[Start of Task material]
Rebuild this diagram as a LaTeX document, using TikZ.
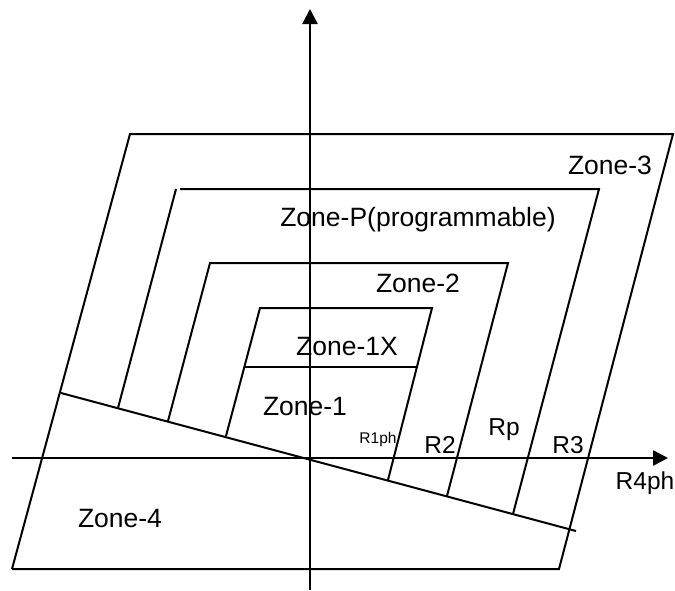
\documentclass[tikz,border=0pt]{standalone}
\usepackage{fontspec}
\setmainfont{Liberation Sans}
\usetikzlibrary{arrows.meta}
\begin{document}
\begin{tikzpicture}[x=1pt,y=-1pt,
  zline/.style={line width=2pt},
  axis/.style={line width=2.6pt,-{Triangle[length=15pt,width=15pt]}},
  lbl/.style={font=\fontsize{26.5}{30}\selectfont,inner sep=0pt},
  rlbl/.style={font=\fontsize{24.5}{28}\selectfont,inner sep=0pt},
  slbl/.style={font=\fontsize{15.5}{18}\selectfont,inner sep=0pt}]
\useasboundingbox (0,0) rectangle (675,590);
% coordinates
\coordinate (yb) at (310,590);
\coordinate (yt) at (310,9);
\coordinate (xl) at (12,458);
\coordinate (xr) at (668,458);
% zone 3
\coordinate (z3tl) at (130,134);
\coordinate (z3tr) at (673,134);
\coordinate (z3br) at (559,569);
\coordinate (z3bl) at (12,569);
% zone 4 line
\coordinate (z4l) at (61,393);
\coordinate (z4r) at (576,531);
% zone P
\coordinate (zptl) at (176,189);
\coordinate (zptlh) at (180,189);
\coordinate (zptr) at (599,189);
\coordinate (zpbl) at (118,408);
\coordinate (zpbr) at (513,514);
% zone 2
\coordinate (z2tl) at (210,263);
\coordinate (z2tr) at (508,263);
\coordinate (z2bl) at (168,421);
\coordinate (z2br) at (447,496);
% zone 1
\coordinate (z1tl) at (260,308);
\coordinate (z1tr) at (432,308);
\coordinate (z1bl) at (226,436);
\coordinate (z1br) at (388,480);
\coordinate (z1xl) at (244,367);
\coordinate (z1xr) at (417,367);

% zone 3 outline
\draw[zline] (z3bl) -- (z3br) -- (z3tr) -- (z3tl) -- (z3bl);
% zone 4 line
\draw[zline] (z4l) -- (z4r);
% zone P
\draw[zline] (zpbl) -- (zptl);
\draw[zline] (zptlh) -- (zptr) -- (zpbr);
% zone 2
\draw[zline] (z2bl) -- (z2tl) -- (z2tr) -- (z2br);
% zone 1
\draw[zline] (z1bl) -- (z1tl) -- (z1tr) -- (z1br);
\draw[zline] (z1xl) -- (z1xr);
% axes
\draw[axis] (yb) -- (yt);
\draw[axis] (xl) -- (xr);

% labels
\node[lbl] (l3) at (610,165) {Zone-3};
\node[lbl] (lp) at (418,220) {Zone-P(programmable)};
\node[lbl] (l2) at (418,283) {Zone-2};
\node[lbl] (l1x) at (347,347) {Zone-1X};
\node[lbl] (l1) at (305,407) {Zone-1};
\node[lbl] (l4) at (120,519) {Zone-4};
\node[slbl] (r1) at (378,439) {R1ph};
\node[rlbl] (r2) at (440,445) {R2};
\node[rlbl] (rp) at (504,430) {Rp};
\node[rlbl] (r3) at (568,445) {R3};
\node[rlbl] (r4) at (645,483) {R4ph};
\end{tikzpicture}
\end{document}
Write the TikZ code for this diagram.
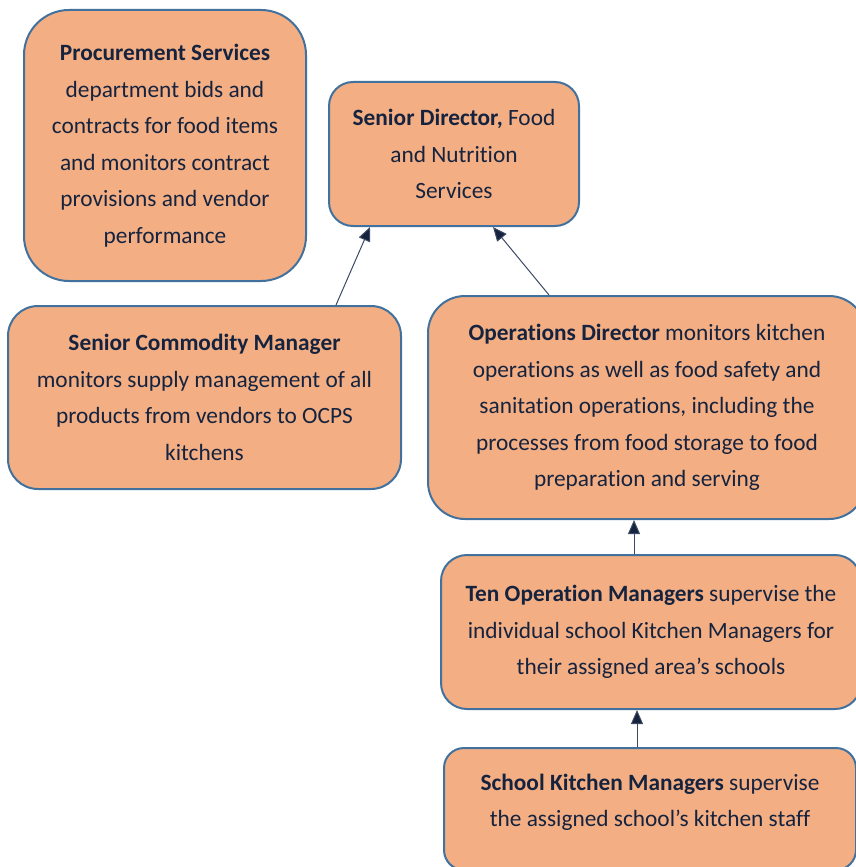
\documentclass[tikz,border=0pt]{standalone}
\usepackage{fontspec}
\setmainfont{Carlito}[Ligatures=NoCommon]
\usetikzlibrary{arrows.meta, calc}

\definecolor{boxfill}{HTML}{F3AF83}
\definecolor{boxline}{HTML}{41719C}
\definecolor{inkblue}{HTML}{16233F}
\definecolor{linkgray}{HTML}{3C4A63}

\begin{document}
\begin{tikzpicture}[x=0.75pt, y=-0.75pt,
  orgbox/.style={draw=boxline, line width=1.5pt, fill=boxfill,
    text=inkblue, align=center, inner sep=0pt,
    font=\fontsize{17.5pt}{27.4pt}\selectfont},
  link/.style={draw=linkgray, line width=0.75pt,
    -{Triangle[length=10.5pt, width=9pt, fill=inkblue]}}]
  \useasboundingbox (0,0) rectangle (856,867);

  \node[orgbox, minimum width=211.5pt, minimum height=203.25pt,
    rounded corners=33.75pt] (proc) at (165,145.5)
    {\textbf{Procurement Services}\\ department bids and\\
     contracts for food items\\ and monitors contract\\
     provisions and vendor\\ performance};
  \node[orgbox, minimum width=187.5pt, minimum height=108pt,
    rounded corners=18pt] (sendir) at (454,154)
    {\textbf{Senior Director,} Food\\ and Nutrition\\ Services};
  \node[orgbox, minimum width=294.75pt, minimum height=137.25pt,
    rounded corners=22.5pt] (comm) at (204.5,397.5)
    {\textbf{Senior Commodity Manager}\\ monitors supply management of all\\
     products from vendors to OCPS\\ kitchens};
  \node[orgbox, minimum width=328.5pt, minimum height=167.25pt,
    rounded corners=27.75pt] (ops) at (647,407.5)
    {\textbf{Operations Director} monitors kitchen\\
     operations as well as food safety and\\
     sanitation operations, including the\\
     processes from food storage to food\\
     preparation and serving};
  \node[orgbox, minimum width=315pt, minimum height=115.5pt,
    rounded corners=19.5pt] (tenops) at (651,632)
    {\textbf{Ten Operation Managers} supervise the\\
     individual school Kitchen Managers for\\
     their assigned area’s schools};
  \node[orgbox, minimum width=309pt, minimum height=91.5pt,
    rounded corners=15pt] (school) at (650,809)
    {\textbf{School Kitchen Managers} supervise\\
     the assigned school’s kitchen staff\\[-14.6pt]};

  \draw[link] ($(comm.north)+(131.5,0)$) -- ($(sendir.south)+(-84,0)$);
  \draw[link] ($(ops.north)+(-98,0)$) -- ($(sendir.south)+(39,0)$);
  \draw[link] ($(tenops.north)+(-17,0)$) coordinate (t1) -- (t1 |- ops.south);
  \draw[link] ($(school.north)+(-13,0)$) coordinate (s1) -- (s1 |- tenops.south);
\end{tikzpicture}
\end{document}
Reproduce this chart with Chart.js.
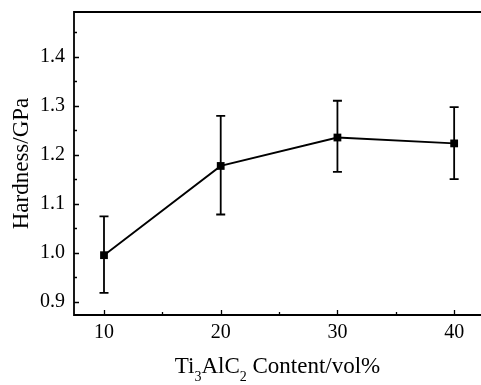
<!DOCTYPE html>
<html>
<head>
<meta charset="utf-8">
<script src="https://cdn.jsdelivr.net/npm/chart.js@4/dist/chart.umd.min.js"></script>
<style>
html,body{margin:0;padding:0;background:#fff;}
#wrap{width:481px;height:385px;position:relative;}
</style>
</head>
<body>
<div id="wrap"><canvas id="c"></canvas></div>
<script>
// ---- data ----
const contents = [10, 20, 30, 40];              // Ti3AlC2 content, vol%
const hardness = [0.995, 1.177, 1.235, 1.223];  // GPa
const errLow   = [0.918, 1.078, 1.165, 1.150];
const errHigh  = [1.074, 1.279, 1.310, 1.297];
const xTicks = [10, 20, 30, 40];
const xMinorTicks = [15, 25, 35];
const yTicks = [0.9, 1.0, 1.1, 1.2, 1.3, 1.4];
const yMinorTicks = [0.95, 1.05, 1.15, 1.25, 1.35, 1.45];
const yTitle = 'Hardness/GPa';
const xTitleParts = [['Ti', false], ['3', true], ['AlC', false], ['2', true], [' Content/vol%', false]];

const FONT = '"Liberation Serif", "Times New Roman", serif';

const framePlugin = {
  id: 'frame',
  beforeDatasetsDraw(chart) {
    const ctx = chart.ctx;
    const xs = chart.scales.x, ys = chart.scales.y;
    ctx.save();
    ctx.strokeStyle = '#000';
    ctx.lineWidth = 1.8;
    ctx.lineCap = 'butt';
    for (let i = 0; i < contents.length; i++) {
      const x = xs.getPixelForValue(contents[i]);
      const yl = ys.getPixelForValue(errLow[i]);
      const yh = ys.getPixelForValue(errHigh[i]);
      ctx.beginPath();
      ctx.moveTo(x, yl); ctx.lineTo(x, yh);
      ctx.moveTo(x - 4.5, yl); ctx.lineTo(x + 4.5, yl);
      ctx.moveTo(x - 4.5, yh); ctx.lineTo(x + 4.5, yh);
      ctx.stroke();
    }
    ctx.restore();
  },
  afterDraw(chart) {
    const ctx = chart.ctx;
    const a = chart.chartArea;
    const xs = chart.scales.x, ys = chart.scales.y;
    ctx.save();
    ctx.strokeStyle = '#000';
    ctx.lineWidth = 1.8;
    ctx.beginPath();
    ctx.moveTo(chart.width, a.top); ctx.lineTo(a.left, a.top);
    ctx.lineTo(a.left, a.bottom); ctx.lineTo(chart.width, a.bottom);
    ctx.stroke();
    ctx.lineWidth = 1.3;
    ctx.beginPath();
    yTicks.forEach(v => { const y = Math.round(ys.getPixelForValue(v)) + 0.5; ctx.moveTo(a.left, y); ctx.lineTo(a.left + 5, y); });
    yMinorTicks.forEach(v => { const y = Math.round(ys.getPixelForValue(v)) + 0.5; ctx.moveTo(a.left, y); ctx.lineTo(a.left + 3, y); });
    xTicks.forEach(v => { const x = Math.round(xs.getPixelForValue(v)) + 0.5; ctx.moveTo(x, a.bottom); ctx.lineTo(x, a.bottom - 5); });
    xMinorTicks.forEach(v => { const x = Math.round(xs.getPixelForValue(v)) + 0.5; ctx.moveTo(x, a.bottom); ctx.lineTo(x, a.bottom - 3); });
    ctx.stroke();

    // y title
    ctx.fillStyle = '#000';
    ctx.font = '23px ' + FONT;
    ctx.textAlign = 'center';
    ctx.textBaseline = 'alphabetic';
    ctx.translate(28, (a.top + a.bottom) / 2);
    ctx.rotate(-Math.PI / 2);
    ctx.fillText(yTitle, 0, 0);
    ctx.setTransform(1, 0, 0, 1, 0, 0);

    // x title with subscripts
    const mainFont = '23px ' + FONT, subFont = '14px ' + FONT;
    let total = 0;
    xTitleParts.forEach(([t, sub]) => { ctx.font = sub ? subFont : mainFont; total += ctx.measureText(t).width; });
    let x = (a.left + a.right) / 2 - total / 2;
    const base = 373;
    ctx.textAlign = 'left';
    xTitleParts.forEach(([t, sub]) => {
      ctx.font = sub ? subFont : mainFont;
      ctx.fillText(t, x, sub ? base + 8 : base);
      x += ctx.measureText(t).width;
    });
    ctx.restore();
  }
};

new Chart(document.getElementById('c'), {
  type: 'line',
  data: {
    datasets: [{
      data: contents.map((c, i) => ({ x: c, y: hardness[i] })),
      borderColor: '#000',
      backgroundColor: '#000',
      borderWidth: 1.8,
      pointStyle: 'rect',
      pointRadius: 5.5,
      pointBorderWidth: 0,
      tension: 0
    }]
  },
  options: {
    responsive: true,
    maintainAspectRatio: false,
    animation: false,
    layout: { padding: { top: 12, right: 0, left: 0, bottom: 0 }, autoPadding: false },
    plugins: { legend: { display: false }, tooltip: { enabled: false } },
    scales: {
      x: {
        type: 'linear',
        min: 7.43, max: 42.3,
        grid: { display: false, drawTicks: false },
        border: { display: false },
        afterBuildTicks: s => { s.ticks = xTicks.map(v => ({ value: v })); },
        afterFit: s => { s.height = 70; s.paddingLeft = 0; s.paddingRight = 0; },
        ticks: { color: '#000', padding: 6, font: { family: FONT, size: 20 }, callback: v => String(v) }
      },
      y: {
        type: 'linear',
        min: 0.873, max: 1.491,
        grid: { display: false, drawTicks: false },
        border: { display: false },
        afterBuildTicks: s => { s.ticks = yTicks.map(v => ({ value: v })); },
        afterFit: s => { s.width = 74; s.paddingTop = 0; s.paddingBottom = 0; },
        ticks: { color: '#000', padding: 9, font: { family: FONT, size: 20 }, callback: v => Number(v).toFixed(1) }
      }
    }
  },
  plugins: [framePlugin]
});
</script>
</body>
</html>
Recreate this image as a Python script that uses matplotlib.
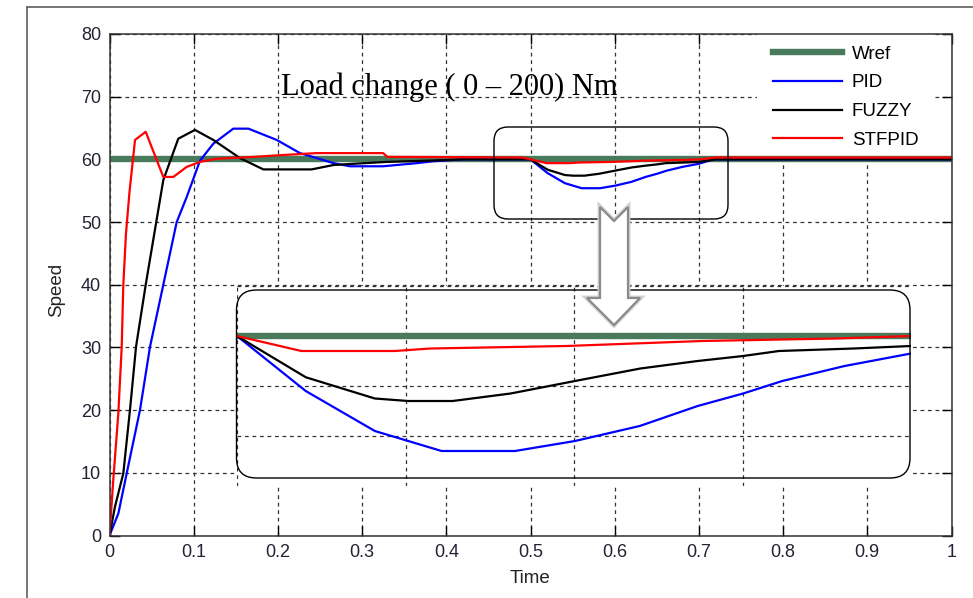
import matplotlib
matplotlib.use("Agg")
import matplotlib.pyplot as plt
from matplotlib.lines import Line2D
from matplotlib.patches import FancyBboxPatch, Polygon, Rectangle
from matplotlib.transforms import IdentityTransform

plt.rcParams['font.family'] = ['Liberation Sans', 'DejaVu Sans']

# speed responses (time in s, speed)
t_ref = [0.0, 1.0]
v_ref = [60, 60]

t_pid = [0.0, 0.0105, 0.0204, 0.0362, 0.0481, 0.0639, 0.0798, 0.0917, 0.1075, 0.1233,
         0.147, 0.165, 0.1986, 0.2262, 0.266, 0.2856, 0.325, 0.365, 0.3846, 0.42, 0.5,
         0.5204, 0.5409, 0.5508, 0.5607, 0.5825, 0.6003, 0.6195, 0.6367, 0.6502, 0.6618,
         0.6803, 0.7, 0.717, 1.0]
v_pid = [0, 3.5, 9.9, 20.0, 30.1, 40.0, 50.0, 54.0, 59.8, 62.5,
         64.9, 64.9, 63.1, 61.0, 59.4, 58.9, 58.9, 59.4, 59.7, 60.0, 60.0,
         57.8, 56.2, 55.8, 55.4, 55.4, 55.8, 56.4, 57.2, 57.7, 58.2,
         58.8, 59.3, 60.0, 60.0]

t_fuzzy = [0.0, 0.0065, 0.0164, 0.0243, 0.0315, 0.043, 0.0639, 0.0817, 0.1015, 0.1233,
           0.155, 0.1827, 0.24, 0.266, 0.29, 0.33, 0.38, 0.42, 0.5,
           0.5204, 0.5409, 0.5508, 0.564, 0.5812, 0.6003, 0.6197, 0.6367, 0.6502, 0.6608,
           0.683, 0.7, 0.72, 1.0]
v_fuzzy = [0, 4.6, 9.9, 20.0, 30.1, 40.0, 56.7, 63.3, 64.7, 63.1,
           60.2, 58.4, 58.4, 59.1, 59.3, 59.6, 59.8, 60.0, 60.0,
           58.35, 57.5, 57.4, 57.4, 57.7, 58.2, 58.7, 59.0, 59.2, 59.4,
           59.5, 59.6, 60.0, 60.0]

t_stfpid = [0.0, 0.0045, 0.0105, 0.0145, 0.0164, 0.0196, 0.0236, 0.0303, 0.043, 0.0639,
            0.0758, 0.0917, 0.1075, 0.1273, 0.171, 0.2064, 0.246, 0.325, 0.33, 0.49, 0.5,
            0.5191, 0.5468, 0.5574, 0.5977, 0.638, 0.6777, 0.7, 0.72, 1.0]
v_stfpid = [0, 8.9, 19.5, 30.1, 40.0, 48.2, 54.6, 63.1, 64.4, 57.2,
            57.2, 58.8, 59.6, 60.1, 60.4, 60.7, 61.0, 61.0, 60.4, 60.3, 60.0,
            59.4, 59.4, 59.5, 59.6, 59.8, 59.9, 60.0, 60.3, 60.3]

x_ticks = [0, 0.1, 0.2, 0.3, 0.4, 0.5, 0.6, 0.7, 0.8, 0.9, 1.0]
x_labels = ['0', '0.1', '0.2', '0.3', '0.4', '0.5', '0.6', '0.7', '0.8', '0.9', '1']
y_ticks = [0, 10, 20, 30, 40, 50, 60, 70, 80]

series = [
    ('Wref', t_ref, v_ref, '#497a5c', 4.6),
    ('PID', t_pid, v_pid, '#0000ff', 1.6),
    ('FUZZY', t_fuzzy, v_fuzzy, '#000000', 1.6),
    ('STFPID', t_stfpid, v_stfpid, '#ff0000', 1.6),
]

W, H = 973, 598
fig = plt.figure(figsize=(W / 100, H / 100), dpi=100)
fig.patch.set_facecolor('white')

grid_style = dict(color='#333333', linestyle=(0, (3, 3)), linewidth=0.9)

# main axes
ax = fig.add_axes([109.5 / W, 1 - 535.5 / H, 842 / W, 501.5 / H])
for name, t, v, c, lw in series:
    ax.plot(t, v, color=c, lw=lw, label=name)
ax.set_xlim(0, 1)
ax.set_ylim(0, 80)
ax.set_xticks(x_ticks)
ax.set_xticklabels(x_labels)
ax.set_yticks(y_ticks)
ax.grid(True, **grid_style)
ax.tick_params(direction='in', length=7, width=1, top=True, right=True,
               labelsize=13, labelcolor='#222233', pad=6)
for s in ax.spines.values():
    s.set_color('#333333')
    s.set_linewidth(1.1)
ax.set_xlabel('Time', fontsize=13.5, color='#222222', va='center')
ax.xaxis.set_label_coords(0.5, -0.085)
ax.set_ylabel('Speed', fontsize=13.5, color='#222222', va='center')
ax.yaxis.set_label_coords(-0.0624, 0.49)

ax.text(0.204, 70.3, 'Load change ( 0 \u2013 200) Nm', family='Liberation Serif',
        fontsize=22, va='baseline', ha='left')

# white patch behind the legend hides the grid there
ax.add_patch(Rectangle(((757 - 109.5) / 842, (535.5 - 165) / 501.5),
                       (935 - 757) / 842, (165 - 34) / 501.5,
                       transform=ax.transAxes, fc='white', ec='none', zorder=1.8))
leg = ax.legend(loc='upper left', bbox_to_anchor=(0.788, 0.977), frameon=False,
                fontsize=13.5, handlelength=3.7, handletextpad=0.5, labelspacing=0.62,
                borderpad=0, borderaxespad=0)

# zoomed view of the load change
ax_in = fig.add_axes([237 / W, 1 - 486 / H, 674 / W, 200 / H])
ax_in.set_facecolor('white')
for name, t, v, c, lw in series:
    ax_in.plot(t, v, color=c, lw=lw)
ax_in.set_xlim(0.5, 0.7)
ax_in.set_ylim(54, 62)
ax_in.set_xticks([0.5, 0.55, 0.6, 0.65])
ax_in.set_yticks([56, 58, 60, 62])
ax_in.grid(True, **grid_style)
ax_in.tick_params(length=0, labelbottom=False, labelleft=False)
for s in ax_in.spines.values():
    s.set_visible(False)

# rounded frames, drawn in pixel coordinates
fig.add_artist(FancyBboxPatch((236.5, H - 478), 910 - 236.5, 478 - 290,
                              boxstyle='round,pad=0,rounding_size=20',
                              fc='none', ec='black', lw=1.0,
                              transform=IdentityTransform(), zorder=5))
fig.add_artist(FancyBboxPatch((494, H - 219), 728 - 494, 219 - 127,
                              boxstyle='round,pad=0,rounding_size=14',
                              fc='none', ec='black', lw=1.0,
                              transform=IdentityTransform(), zorder=5))

# block arrow between the two frames
arrow_px = [(600, 207), (614, 221), (628, 207), (628, 298), (640, 298),
            (614, 325), (587, 298), (600, 298)]
arrow_xy = [(x, H - y) for x, y in arrow_px]
fig.add_artist(Polygon(arrow_xy, closed=True, fc='white', ec='#d0d0d0', lw=3.5,
                       transform=IdentityTransform(), zorder=6))
fig.add_artist(Polygon(arrow_xy, closed=True, fc='white', ec='#8a8a8a', lw=1.6,
                       transform=IdentityTransform(), zorder=7))

# window frame edges of the screenshot
fig.add_artist(Line2D([27 / W, 27 / W], [0, 1 - 7 / H], color='#6a6a6a', lw=1.3))
fig.add_artist(Line2D([27 / W, 1], [1 - 7 / H, 1 - 7 / H], color='#6a6a6a', lw=1.3))

fig.savefig('out.png', dpi=100)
[End of Task material]
**Directions:** Repeat exactly the lines from the first line of the records above through the line containing "(z1xr) at (417,367);", leaving out the pictures.

**Task solution:**
Rebuild this diagram as a LaTeX document, using TikZ.
\documentclass[tikz,border=0pt]{standalone}
\usepackage{fontspec}
\setmainfont{Liberation Sans}
\usetikzlibrary{arrows.meta}
\begin{document}
\begin{tikzpicture}[x=1pt,y=-1pt,
  zline/.style={line width=2pt},
  axis/.style={line width=2.6pt,-{Triangle[length=15pt,width=15pt]}},
  lbl/.style={font=\fontsize{26.5}{30}\selectfont,inner sep=0pt},
  rlbl/.style={font=\fontsize{24.5}{28}\selectfont,inner sep=0pt},
  slbl/.style={font=\fontsize{15.5}{18}\selectfont,inner sep=0pt}]
\useasboundingbox (0,0) rectangle (675,590);
% coordinates
\coordinate (yb) at (310,590);
\coordinate (yt) at (310,9);
\coordinate (xl) at (12,458);
\coordinate (xr) at (668,458);
% zone 3
\coordinate (z3tl) at (130,134);
\coordinate (z3tr) at (673,134);
\coordinate (z3br) at (559,569);
\coordinate (z3bl) at (12,569);
% zone 4 line
\coordinate (z4l) at (61,393);
\coordinate (z4r) at (576,531);
% zone P
\coordinate (zptl) at (176,189);
\coordinate (zptlh) at (180,189);
\coordinate (zptr) at (599,189);
\coordinate (zpbl) at (118,408);
\coordinate (zpbr) at (513,514);
% zone 2
\coordinate (z2tl) at (210,263);
\coordinate (z2tr) at (508,263);
\coordinate (z2bl) at (168,421);
\coordinate (z2br) at (447,496);
% zone 1
\coordinate (z1tl) at (260,308);
\coordinate (z1tr) at (432,308);
\coordinate (z1bl) at (226,436);
\coordinate (z1br) at (388,480);
\coordinate (z1xl) at (244,367);
\coordinate (z1xr) at (417,367);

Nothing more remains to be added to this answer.